▶ [Short problem]:
Print only the lines from the top of the data through the line with "yticks = [90, 95, 100, 105, 110, 115, 120, 125]", both included, skipping every picture.

▶ [Entries with chart source code]:
------------------------------------------------------------------------
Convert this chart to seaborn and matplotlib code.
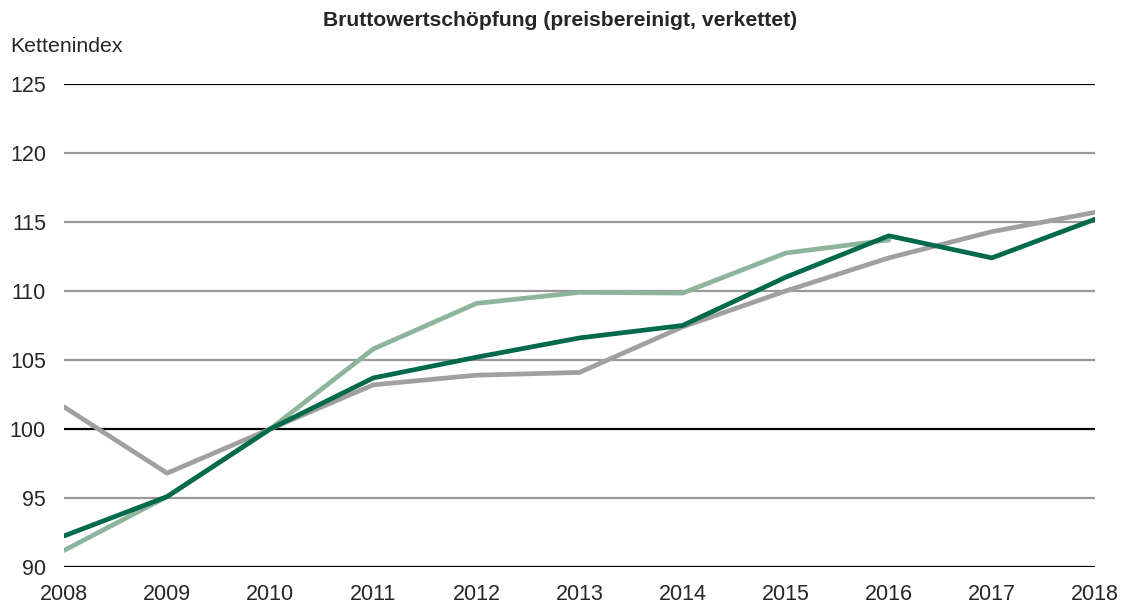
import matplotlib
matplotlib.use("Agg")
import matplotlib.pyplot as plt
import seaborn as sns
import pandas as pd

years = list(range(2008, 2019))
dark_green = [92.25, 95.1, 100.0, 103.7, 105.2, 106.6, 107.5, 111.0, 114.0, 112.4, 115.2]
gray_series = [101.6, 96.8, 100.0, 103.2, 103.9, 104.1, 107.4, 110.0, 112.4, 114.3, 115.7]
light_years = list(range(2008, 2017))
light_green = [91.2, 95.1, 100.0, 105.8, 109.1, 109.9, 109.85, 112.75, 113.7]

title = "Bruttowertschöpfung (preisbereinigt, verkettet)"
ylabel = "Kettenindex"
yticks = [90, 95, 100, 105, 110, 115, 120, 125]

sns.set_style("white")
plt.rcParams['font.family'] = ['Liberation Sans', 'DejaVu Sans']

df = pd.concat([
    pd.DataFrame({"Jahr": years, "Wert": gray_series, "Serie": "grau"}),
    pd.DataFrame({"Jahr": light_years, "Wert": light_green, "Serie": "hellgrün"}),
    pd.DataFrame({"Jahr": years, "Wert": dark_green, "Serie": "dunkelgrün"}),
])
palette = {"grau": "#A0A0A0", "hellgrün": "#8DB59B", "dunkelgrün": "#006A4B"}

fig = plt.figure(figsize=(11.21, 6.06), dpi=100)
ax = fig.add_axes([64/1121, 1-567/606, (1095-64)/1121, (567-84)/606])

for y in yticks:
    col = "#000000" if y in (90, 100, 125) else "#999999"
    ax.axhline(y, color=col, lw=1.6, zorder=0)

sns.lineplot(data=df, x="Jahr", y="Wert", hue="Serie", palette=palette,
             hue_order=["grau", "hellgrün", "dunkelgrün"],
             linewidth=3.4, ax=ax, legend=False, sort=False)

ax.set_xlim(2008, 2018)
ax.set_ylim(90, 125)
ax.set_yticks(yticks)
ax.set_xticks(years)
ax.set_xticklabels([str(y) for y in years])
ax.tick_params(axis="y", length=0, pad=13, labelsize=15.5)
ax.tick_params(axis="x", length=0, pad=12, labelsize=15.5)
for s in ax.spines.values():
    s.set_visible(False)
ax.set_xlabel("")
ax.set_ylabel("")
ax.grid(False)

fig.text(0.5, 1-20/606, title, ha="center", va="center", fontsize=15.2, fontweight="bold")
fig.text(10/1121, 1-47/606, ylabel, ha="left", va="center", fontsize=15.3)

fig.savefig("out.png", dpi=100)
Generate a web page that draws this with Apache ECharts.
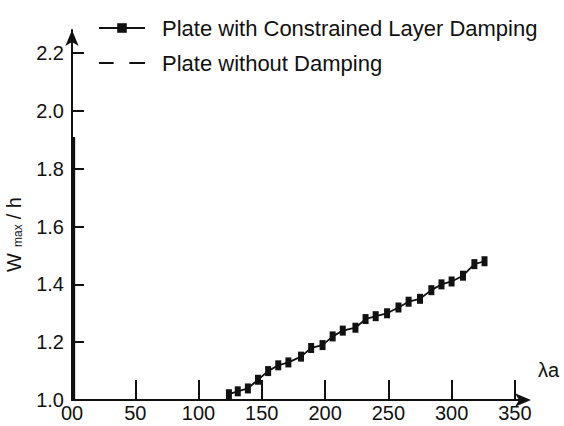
------------------------------------------------------------------------
▶ [Solution for this task]:
Convert this chart to seaborn and matplotlib code.
import matplotlib
matplotlib.use("Agg")
import matplotlib.pyplot as plt
import seaborn as sns
import pandas as pd

years = list(range(2008, 2019))
dark_green = [92.25, 95.1, 100.0, 103.7, 105.2, 106.6, 107.5, 111.0, 114.0, 112.4, 115.2]
gray_series = [101.6, 96.8, 100.0, 103.2, 103.9, 104.1, 107.4, 110.0, 112.4, 114.3, 115.7]
light_years = list(range(2008, 2017))
light_green = [91.2, 95.1, 100.0, 105.8, 109.1, 109.9, 109.85, 112.75, 113.7]

title = "Bruttowertschöpfung (preisbereinigt, verkettet)"
ylabel = "Kettenindex"
yticks = [90, 95, 100, 105, 110, 115, 120, 125]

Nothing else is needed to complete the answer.